Mr Dazi explains that the major threat to climate change in Lagos is sea-level rise, causing coastal communities to lose a large volume of freshwater. The situation is aggravated by “anthropogenic activities.”  

“Water crisis, to a common man, is the difficulty to access clean drinkable water or water for domestic utilisation. Today in Lagos, sources of freshwater have been destroyed or degraded, as exemplified by the constant sand filling of wetlands in the state,” states Mr Dazi. “Water pollution took over rivers and ponds in the state. Therefore, the root cause of the water crisis in the state is the unregulated destruction of freshwater sources in the state. Over the years, rural communities have had access to water for drinking and domestic utilisation, sourced from streams, rivers and their likes.” 

The NCF official discloses that these water sources have degenerated due to wrong government policies and over-priority of infrastructural development. 

“This total negligence today has cost several communities their freshwater sources, without alternatives for the communities,” he says.

Investing in climate, educating Lagosians

Environmentalist Nnimmo Bassey believes that access to safe water is a human right, and the Lagos government must commit to necessary financial investment.  

“Having enough water and access to good water in Lagos requires public financial investment. If the government understands that every citizen has a right to potable water and sanitation, no expense should be spared in providing water,” says Mr Bassey. “This lack of care to ensure that citizens have unfettered access to potable water and sanitation is the root cause of the water crisis.”
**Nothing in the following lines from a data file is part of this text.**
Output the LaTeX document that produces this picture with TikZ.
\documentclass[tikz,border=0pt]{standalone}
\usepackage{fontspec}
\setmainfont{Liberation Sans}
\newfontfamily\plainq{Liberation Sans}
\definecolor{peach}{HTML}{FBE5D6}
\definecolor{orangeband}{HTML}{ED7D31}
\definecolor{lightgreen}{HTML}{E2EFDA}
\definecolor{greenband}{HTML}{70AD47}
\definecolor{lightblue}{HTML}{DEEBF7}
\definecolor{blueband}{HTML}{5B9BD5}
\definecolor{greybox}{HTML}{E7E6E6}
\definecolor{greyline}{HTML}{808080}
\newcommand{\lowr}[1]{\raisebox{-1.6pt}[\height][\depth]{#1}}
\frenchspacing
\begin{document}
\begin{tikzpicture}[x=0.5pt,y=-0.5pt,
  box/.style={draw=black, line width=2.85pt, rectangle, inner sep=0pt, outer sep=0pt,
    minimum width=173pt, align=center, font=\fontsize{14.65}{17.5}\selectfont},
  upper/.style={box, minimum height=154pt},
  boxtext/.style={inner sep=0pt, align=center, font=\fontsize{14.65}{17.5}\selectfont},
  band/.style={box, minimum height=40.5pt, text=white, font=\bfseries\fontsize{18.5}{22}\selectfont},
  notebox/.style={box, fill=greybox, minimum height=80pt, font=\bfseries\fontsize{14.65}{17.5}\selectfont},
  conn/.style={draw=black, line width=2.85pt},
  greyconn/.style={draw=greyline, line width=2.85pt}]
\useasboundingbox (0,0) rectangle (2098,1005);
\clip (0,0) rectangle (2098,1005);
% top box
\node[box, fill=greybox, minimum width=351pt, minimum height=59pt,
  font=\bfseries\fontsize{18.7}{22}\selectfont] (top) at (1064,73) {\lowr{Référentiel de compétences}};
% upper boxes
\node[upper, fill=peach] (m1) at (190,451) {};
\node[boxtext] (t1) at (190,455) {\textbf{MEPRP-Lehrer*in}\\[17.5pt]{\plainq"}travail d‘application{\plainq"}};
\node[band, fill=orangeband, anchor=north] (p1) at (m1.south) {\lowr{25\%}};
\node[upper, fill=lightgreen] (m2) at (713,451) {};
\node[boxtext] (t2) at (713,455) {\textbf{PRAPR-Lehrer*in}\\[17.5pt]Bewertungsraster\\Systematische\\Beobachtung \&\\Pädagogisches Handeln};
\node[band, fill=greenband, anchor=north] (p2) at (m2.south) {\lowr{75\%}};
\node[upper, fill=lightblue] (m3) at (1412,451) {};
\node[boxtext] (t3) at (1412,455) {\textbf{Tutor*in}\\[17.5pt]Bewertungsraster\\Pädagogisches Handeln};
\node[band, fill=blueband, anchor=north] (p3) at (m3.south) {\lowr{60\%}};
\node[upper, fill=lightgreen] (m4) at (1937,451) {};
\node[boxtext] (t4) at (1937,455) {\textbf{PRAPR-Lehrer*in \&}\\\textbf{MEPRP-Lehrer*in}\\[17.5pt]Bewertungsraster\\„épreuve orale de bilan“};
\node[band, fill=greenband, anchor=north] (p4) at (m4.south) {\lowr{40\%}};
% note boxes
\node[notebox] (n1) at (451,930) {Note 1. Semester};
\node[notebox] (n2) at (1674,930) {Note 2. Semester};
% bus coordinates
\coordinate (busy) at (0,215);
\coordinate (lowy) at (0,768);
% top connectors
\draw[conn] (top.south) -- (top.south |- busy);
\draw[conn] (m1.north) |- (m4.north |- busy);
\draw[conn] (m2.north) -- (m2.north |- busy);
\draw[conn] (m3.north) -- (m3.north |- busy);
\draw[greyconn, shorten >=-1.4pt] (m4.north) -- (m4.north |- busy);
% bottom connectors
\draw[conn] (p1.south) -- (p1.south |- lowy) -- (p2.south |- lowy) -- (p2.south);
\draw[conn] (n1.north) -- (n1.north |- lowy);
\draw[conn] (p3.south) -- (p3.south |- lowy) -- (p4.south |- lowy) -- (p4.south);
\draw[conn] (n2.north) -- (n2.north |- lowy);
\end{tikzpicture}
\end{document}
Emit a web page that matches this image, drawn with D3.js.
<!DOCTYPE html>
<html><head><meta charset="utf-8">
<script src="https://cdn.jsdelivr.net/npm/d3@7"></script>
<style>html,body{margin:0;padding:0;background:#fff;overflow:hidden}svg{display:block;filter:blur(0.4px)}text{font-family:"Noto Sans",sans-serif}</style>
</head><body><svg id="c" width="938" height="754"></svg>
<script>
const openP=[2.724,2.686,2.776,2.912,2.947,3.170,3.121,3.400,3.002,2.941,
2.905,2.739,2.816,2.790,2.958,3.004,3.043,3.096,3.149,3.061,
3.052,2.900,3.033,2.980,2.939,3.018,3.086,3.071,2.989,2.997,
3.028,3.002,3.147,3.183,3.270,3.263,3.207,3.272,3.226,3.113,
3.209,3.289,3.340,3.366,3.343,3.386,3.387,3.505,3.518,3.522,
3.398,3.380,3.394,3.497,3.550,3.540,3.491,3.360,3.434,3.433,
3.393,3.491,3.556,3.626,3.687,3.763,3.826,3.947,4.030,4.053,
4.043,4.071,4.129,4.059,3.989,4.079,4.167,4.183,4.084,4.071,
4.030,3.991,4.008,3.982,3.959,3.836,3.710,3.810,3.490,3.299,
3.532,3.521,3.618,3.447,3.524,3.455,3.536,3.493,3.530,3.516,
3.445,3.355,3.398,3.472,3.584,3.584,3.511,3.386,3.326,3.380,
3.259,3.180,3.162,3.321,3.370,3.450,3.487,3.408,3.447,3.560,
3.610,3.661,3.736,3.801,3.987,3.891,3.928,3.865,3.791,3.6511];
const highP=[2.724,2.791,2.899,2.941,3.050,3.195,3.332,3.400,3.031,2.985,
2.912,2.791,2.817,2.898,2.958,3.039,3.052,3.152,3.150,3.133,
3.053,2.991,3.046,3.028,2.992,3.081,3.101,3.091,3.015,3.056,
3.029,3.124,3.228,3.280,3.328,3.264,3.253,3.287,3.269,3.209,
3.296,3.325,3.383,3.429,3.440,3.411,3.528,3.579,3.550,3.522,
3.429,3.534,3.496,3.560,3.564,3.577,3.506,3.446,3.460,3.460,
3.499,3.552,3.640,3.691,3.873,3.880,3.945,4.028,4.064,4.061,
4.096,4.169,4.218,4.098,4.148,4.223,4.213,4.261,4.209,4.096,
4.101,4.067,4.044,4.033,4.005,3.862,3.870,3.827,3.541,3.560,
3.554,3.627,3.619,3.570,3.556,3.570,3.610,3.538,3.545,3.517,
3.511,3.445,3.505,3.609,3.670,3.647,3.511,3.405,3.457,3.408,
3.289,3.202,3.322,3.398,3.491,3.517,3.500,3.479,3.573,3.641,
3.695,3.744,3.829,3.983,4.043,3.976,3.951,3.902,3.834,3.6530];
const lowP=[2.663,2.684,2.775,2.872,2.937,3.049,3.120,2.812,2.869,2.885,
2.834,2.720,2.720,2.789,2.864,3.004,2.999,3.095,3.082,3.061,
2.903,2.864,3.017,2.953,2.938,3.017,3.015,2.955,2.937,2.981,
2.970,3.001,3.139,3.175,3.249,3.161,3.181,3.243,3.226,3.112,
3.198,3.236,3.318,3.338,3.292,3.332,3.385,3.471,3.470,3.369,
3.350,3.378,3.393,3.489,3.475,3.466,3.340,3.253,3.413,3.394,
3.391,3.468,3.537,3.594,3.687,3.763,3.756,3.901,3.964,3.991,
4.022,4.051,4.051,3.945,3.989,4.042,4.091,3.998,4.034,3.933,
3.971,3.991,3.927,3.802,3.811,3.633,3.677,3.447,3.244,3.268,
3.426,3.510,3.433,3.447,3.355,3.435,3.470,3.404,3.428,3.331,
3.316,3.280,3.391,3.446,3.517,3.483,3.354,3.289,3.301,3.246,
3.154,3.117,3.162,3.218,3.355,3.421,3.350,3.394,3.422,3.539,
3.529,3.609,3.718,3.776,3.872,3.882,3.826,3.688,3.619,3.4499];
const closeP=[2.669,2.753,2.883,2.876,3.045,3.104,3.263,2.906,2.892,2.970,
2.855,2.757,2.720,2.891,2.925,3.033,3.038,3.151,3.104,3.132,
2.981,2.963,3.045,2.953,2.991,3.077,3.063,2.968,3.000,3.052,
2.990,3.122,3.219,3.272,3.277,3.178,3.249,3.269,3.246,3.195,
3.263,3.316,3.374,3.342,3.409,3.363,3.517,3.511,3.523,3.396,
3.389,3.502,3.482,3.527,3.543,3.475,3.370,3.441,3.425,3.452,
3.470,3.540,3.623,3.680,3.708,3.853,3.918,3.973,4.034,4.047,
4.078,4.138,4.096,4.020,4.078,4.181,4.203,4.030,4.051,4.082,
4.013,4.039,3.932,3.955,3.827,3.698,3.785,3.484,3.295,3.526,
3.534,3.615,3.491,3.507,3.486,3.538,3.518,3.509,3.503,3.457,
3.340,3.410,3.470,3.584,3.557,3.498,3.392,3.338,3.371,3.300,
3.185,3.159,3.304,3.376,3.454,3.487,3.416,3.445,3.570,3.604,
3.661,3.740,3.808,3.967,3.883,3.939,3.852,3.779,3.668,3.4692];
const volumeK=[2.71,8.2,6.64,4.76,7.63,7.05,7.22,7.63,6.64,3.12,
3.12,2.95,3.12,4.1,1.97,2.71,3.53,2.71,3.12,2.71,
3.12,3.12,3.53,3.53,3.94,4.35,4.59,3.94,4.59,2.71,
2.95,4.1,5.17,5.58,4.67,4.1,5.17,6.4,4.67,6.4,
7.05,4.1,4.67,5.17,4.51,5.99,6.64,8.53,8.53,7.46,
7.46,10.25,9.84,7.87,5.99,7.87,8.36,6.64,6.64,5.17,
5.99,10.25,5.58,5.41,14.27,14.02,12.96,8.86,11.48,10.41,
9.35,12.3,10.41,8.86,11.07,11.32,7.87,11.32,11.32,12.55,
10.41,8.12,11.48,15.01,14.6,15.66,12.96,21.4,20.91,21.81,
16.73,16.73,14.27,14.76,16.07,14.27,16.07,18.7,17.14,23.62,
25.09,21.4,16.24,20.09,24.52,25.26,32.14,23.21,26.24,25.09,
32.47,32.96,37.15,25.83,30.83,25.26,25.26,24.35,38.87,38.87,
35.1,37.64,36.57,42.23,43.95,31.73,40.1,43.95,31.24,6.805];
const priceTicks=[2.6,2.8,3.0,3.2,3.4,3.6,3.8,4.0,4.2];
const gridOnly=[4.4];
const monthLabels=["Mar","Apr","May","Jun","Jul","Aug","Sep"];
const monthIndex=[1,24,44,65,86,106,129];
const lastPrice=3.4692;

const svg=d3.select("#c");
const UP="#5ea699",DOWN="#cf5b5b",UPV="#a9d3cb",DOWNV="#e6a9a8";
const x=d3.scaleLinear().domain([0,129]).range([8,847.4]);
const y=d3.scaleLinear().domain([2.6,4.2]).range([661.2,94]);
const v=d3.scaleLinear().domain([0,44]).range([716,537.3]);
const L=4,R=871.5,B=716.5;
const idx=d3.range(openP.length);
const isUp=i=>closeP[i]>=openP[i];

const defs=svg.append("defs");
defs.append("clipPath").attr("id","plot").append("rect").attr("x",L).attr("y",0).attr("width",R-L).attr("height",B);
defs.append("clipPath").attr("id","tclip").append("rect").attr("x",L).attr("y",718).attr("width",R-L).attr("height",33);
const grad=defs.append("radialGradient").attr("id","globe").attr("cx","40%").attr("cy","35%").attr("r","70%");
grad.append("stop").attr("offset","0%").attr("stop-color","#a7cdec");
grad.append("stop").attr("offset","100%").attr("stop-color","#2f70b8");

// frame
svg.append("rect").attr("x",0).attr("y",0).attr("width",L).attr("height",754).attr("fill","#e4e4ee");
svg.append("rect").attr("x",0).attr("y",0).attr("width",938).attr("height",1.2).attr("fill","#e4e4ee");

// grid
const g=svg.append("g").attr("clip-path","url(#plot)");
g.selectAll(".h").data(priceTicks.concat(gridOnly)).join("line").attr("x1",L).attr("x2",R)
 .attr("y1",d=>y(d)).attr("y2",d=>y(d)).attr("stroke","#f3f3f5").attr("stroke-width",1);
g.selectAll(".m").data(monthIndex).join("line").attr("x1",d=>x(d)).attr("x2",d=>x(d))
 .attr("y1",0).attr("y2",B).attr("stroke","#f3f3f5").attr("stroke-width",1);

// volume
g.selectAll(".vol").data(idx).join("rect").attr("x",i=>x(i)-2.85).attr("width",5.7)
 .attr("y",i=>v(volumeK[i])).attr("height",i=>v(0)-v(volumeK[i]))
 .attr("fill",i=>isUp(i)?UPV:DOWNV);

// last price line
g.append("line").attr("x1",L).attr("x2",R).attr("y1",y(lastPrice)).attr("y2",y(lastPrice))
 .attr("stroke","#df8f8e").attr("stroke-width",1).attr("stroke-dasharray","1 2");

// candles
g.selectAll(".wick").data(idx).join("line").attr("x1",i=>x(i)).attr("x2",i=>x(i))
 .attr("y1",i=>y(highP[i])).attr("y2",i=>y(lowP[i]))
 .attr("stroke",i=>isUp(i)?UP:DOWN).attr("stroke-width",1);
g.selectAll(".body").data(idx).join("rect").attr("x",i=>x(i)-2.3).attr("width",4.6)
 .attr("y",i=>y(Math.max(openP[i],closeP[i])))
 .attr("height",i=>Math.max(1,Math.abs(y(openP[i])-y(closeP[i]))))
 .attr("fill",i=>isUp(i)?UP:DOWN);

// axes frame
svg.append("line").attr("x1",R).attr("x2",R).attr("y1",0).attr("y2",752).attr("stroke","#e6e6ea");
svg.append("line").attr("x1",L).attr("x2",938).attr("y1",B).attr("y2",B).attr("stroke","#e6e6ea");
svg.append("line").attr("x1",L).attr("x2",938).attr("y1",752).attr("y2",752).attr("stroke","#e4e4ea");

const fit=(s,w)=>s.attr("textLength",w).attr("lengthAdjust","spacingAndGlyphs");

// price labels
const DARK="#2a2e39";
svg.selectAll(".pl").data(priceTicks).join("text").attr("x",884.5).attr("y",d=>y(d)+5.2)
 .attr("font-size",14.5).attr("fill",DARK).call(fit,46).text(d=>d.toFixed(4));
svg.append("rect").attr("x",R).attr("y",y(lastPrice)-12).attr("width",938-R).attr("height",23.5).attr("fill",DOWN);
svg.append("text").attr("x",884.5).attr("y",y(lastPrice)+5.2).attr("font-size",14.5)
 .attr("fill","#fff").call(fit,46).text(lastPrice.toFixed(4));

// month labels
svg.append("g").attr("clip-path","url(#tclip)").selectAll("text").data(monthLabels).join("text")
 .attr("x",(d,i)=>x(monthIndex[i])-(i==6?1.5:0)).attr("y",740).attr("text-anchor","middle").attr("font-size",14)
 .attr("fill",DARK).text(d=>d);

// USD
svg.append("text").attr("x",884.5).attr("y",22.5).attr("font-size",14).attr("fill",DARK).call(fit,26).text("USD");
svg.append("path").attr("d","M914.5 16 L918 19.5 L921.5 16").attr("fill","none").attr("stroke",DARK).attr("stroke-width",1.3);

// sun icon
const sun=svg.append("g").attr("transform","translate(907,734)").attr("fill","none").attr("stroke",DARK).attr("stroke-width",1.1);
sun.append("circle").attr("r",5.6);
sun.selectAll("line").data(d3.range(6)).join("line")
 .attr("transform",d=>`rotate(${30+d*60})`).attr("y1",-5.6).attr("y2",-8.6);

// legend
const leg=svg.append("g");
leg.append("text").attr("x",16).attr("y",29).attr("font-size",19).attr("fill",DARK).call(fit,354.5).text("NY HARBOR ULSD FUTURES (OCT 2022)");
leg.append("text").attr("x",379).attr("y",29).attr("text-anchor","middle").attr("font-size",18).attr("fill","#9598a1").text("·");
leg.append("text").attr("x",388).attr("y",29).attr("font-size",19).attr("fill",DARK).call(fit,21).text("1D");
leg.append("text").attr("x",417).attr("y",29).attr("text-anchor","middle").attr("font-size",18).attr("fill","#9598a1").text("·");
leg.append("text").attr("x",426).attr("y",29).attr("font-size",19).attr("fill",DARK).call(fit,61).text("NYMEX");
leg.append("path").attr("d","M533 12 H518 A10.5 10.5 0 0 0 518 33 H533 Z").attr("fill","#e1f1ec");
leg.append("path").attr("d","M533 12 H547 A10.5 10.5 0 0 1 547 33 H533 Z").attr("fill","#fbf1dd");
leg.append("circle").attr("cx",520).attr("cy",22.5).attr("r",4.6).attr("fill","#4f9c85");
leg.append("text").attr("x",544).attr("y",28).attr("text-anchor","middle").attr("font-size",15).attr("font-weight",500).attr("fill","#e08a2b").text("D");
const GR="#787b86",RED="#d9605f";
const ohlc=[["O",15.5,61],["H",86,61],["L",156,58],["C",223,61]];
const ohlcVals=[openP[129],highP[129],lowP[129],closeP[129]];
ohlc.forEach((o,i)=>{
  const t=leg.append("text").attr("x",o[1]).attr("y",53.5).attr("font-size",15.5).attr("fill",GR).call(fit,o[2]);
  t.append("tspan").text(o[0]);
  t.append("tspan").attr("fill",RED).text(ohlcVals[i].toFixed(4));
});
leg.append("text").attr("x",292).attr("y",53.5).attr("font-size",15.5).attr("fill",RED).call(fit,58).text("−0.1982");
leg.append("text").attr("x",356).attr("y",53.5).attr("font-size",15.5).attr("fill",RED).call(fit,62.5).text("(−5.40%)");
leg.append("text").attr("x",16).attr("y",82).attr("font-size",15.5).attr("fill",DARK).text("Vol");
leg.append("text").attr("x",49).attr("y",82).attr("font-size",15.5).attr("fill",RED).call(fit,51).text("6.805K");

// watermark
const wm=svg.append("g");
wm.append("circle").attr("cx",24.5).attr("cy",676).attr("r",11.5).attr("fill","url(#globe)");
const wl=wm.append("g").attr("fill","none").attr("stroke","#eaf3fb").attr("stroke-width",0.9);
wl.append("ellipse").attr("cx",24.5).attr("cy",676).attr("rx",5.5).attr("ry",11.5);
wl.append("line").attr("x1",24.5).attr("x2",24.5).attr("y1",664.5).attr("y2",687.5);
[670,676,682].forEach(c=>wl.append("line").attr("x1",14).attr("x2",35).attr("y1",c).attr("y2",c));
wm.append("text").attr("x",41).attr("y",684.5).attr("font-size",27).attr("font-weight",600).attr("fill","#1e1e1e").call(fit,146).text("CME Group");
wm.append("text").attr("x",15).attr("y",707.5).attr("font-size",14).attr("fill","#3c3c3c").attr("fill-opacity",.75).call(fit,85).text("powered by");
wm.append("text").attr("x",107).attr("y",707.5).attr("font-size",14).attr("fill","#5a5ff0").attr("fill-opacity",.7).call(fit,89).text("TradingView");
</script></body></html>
The environmental activist also mentions that the government’s negligence in providing potable water is a national embarrassment. He stressed that most public waterworks were built in the 1960s. Those built during the colonial era have become decrepit “and have not been replaced.” 

Bags of ‘pure water’ loaded under dry taps

“Lagos must not see the provision of water as a business but as a public service.

Government has to accept the responsibility to make water available. Government should also ensure that our streams, creeks and rivers are not contaminated by being used as waste dumps and encourage people to drink water directly from natural water bodies,” Mr Bassey suggests.

Before the government’s investment kicks in, Mr Dazi advises Lagos residents to process water for personal use because freshwater sources can no longer serve the population in Lagos.

“It remains logical to say households in the future will have to process their own water for both drinking and domestic use in Lagos, even in rural communities. Freshwater sources have been depleted to a point it can’t take care of the current population size in Lagos,” says the NCF officer.

For decades, Lagosians have taken it upon themselves to find safe and clean water through boreholes and wells.

Missed deadline

“Omi o l’ota o, water, e no get enemy,” sang Fela Anikulapo. 

Lagos water scarcity has become an albatross around the neck of many Lagos inhabitants. The Lagos government admits its failure to satisfy the search and quench the thirst for it. Only 52.5 percent of households have water facilities in their compounds, and 30 percent of Lagos inhabitants have access to safe water despite the LWC claiming it has developed a Lagos Water Supply Master Plan. It says it is a roadmap to take Lagos’ water production capacity to 745 million gallons per day by 2020.

It is 2022, and the water crisis seems to have worsened.

The Gazette contacted Lagos government officials to react to the state’s worsening water situation. As of the time of filing this report, the LWC general manager Adekunle Badmus declined to comment. After several days of promising to get a comment from his principal, the LWC’s spokesman Rasak Anifowose kept requesting more time.

“Currently, the total installed water production capacity is 210 million gallons per day (MGD), which is lower than the current demand,” says the LWC on its website.

In October 2019, Governor Babajide Sanwo-Olu approved N 50.3 billion to complete the Adiyan waterworks, which should have been completed as part of the second stage plan. His predecessor, Akinwunmi Ambode, approved a N17.6 billion budget for the water sector in 2016; the Adiyan project was included.